• [Given exercise]: In the listing below, pick out lines with "code".

• [Exercise inputs]:
========
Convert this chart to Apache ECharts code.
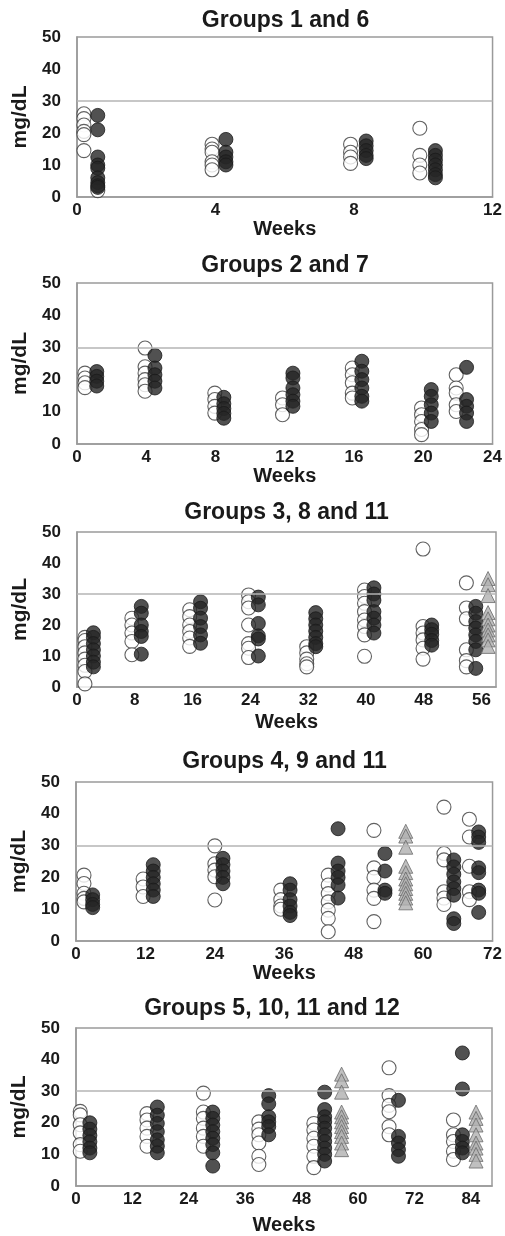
========
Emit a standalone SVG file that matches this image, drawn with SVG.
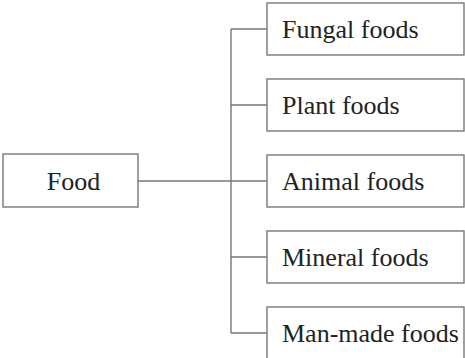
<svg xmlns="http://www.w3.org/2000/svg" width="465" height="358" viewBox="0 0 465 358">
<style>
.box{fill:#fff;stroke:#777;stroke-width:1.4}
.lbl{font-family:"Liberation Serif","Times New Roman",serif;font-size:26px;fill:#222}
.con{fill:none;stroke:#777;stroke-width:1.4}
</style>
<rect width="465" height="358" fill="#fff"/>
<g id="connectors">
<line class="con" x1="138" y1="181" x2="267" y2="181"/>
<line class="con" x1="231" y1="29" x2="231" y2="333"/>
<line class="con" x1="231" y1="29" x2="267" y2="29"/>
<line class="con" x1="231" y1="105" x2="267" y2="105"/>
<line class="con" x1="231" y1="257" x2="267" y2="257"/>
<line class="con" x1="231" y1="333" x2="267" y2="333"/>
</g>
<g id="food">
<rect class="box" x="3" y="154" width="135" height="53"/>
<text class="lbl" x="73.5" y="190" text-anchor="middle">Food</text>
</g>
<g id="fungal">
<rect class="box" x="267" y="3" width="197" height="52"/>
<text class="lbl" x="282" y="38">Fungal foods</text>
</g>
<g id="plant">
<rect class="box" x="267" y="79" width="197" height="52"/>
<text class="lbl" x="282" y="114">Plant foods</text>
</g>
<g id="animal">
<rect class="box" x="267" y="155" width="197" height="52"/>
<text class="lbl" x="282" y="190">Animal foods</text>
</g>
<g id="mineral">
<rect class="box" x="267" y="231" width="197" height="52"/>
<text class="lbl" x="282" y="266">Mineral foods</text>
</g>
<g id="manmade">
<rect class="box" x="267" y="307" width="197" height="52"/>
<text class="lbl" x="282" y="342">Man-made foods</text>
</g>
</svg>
========
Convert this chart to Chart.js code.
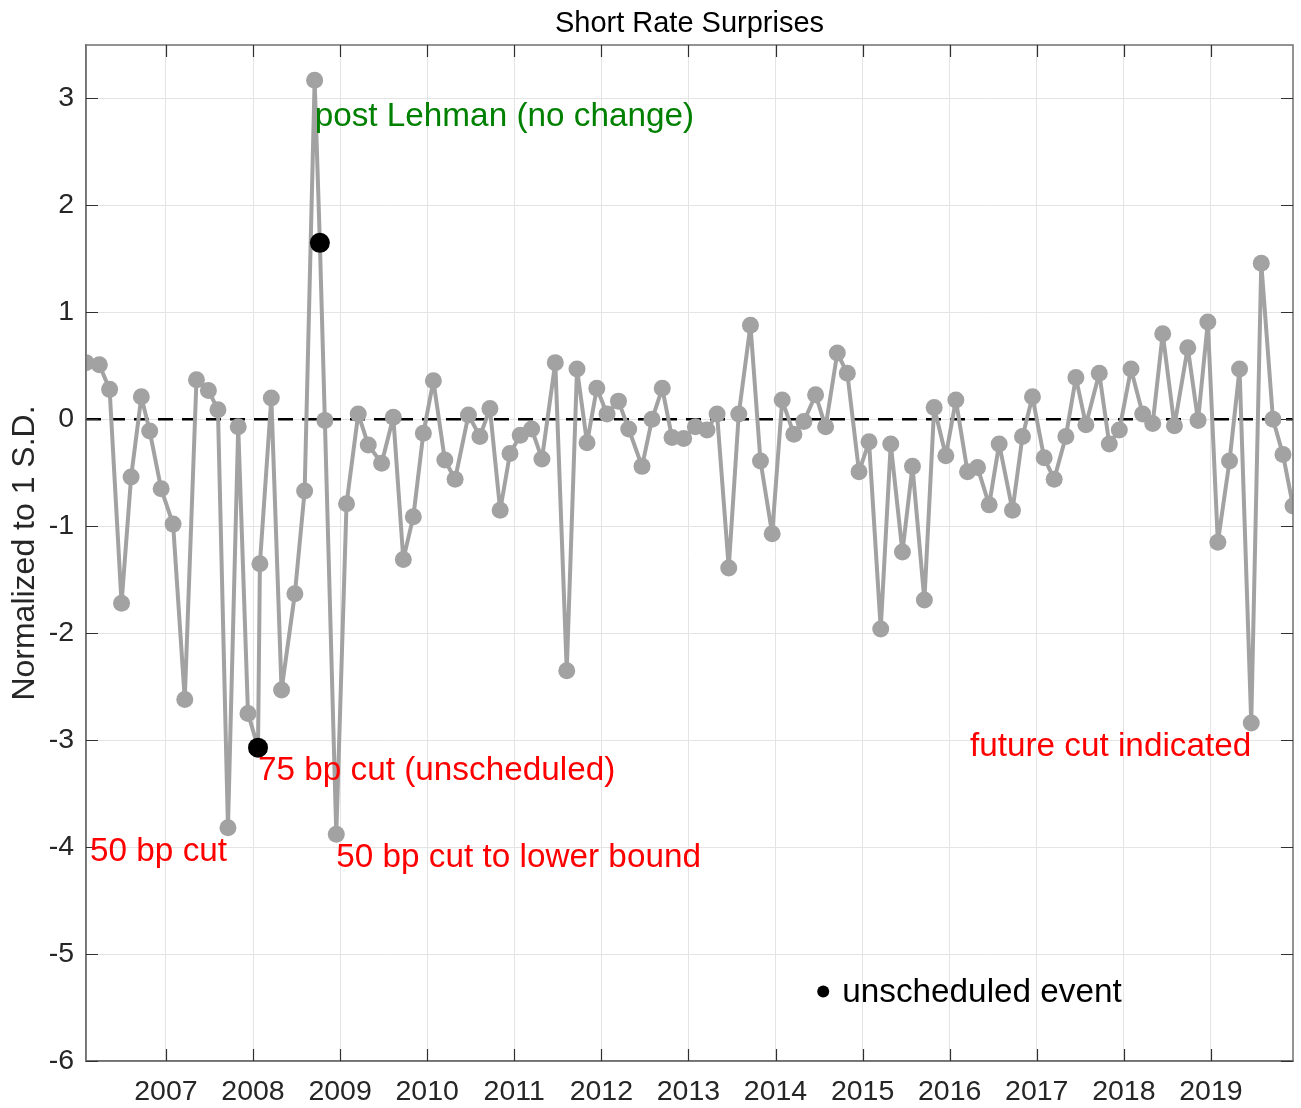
========
• [Written solution]:
Convert this chart to Apache ECharts code.
Convert this chart to Chart.js code.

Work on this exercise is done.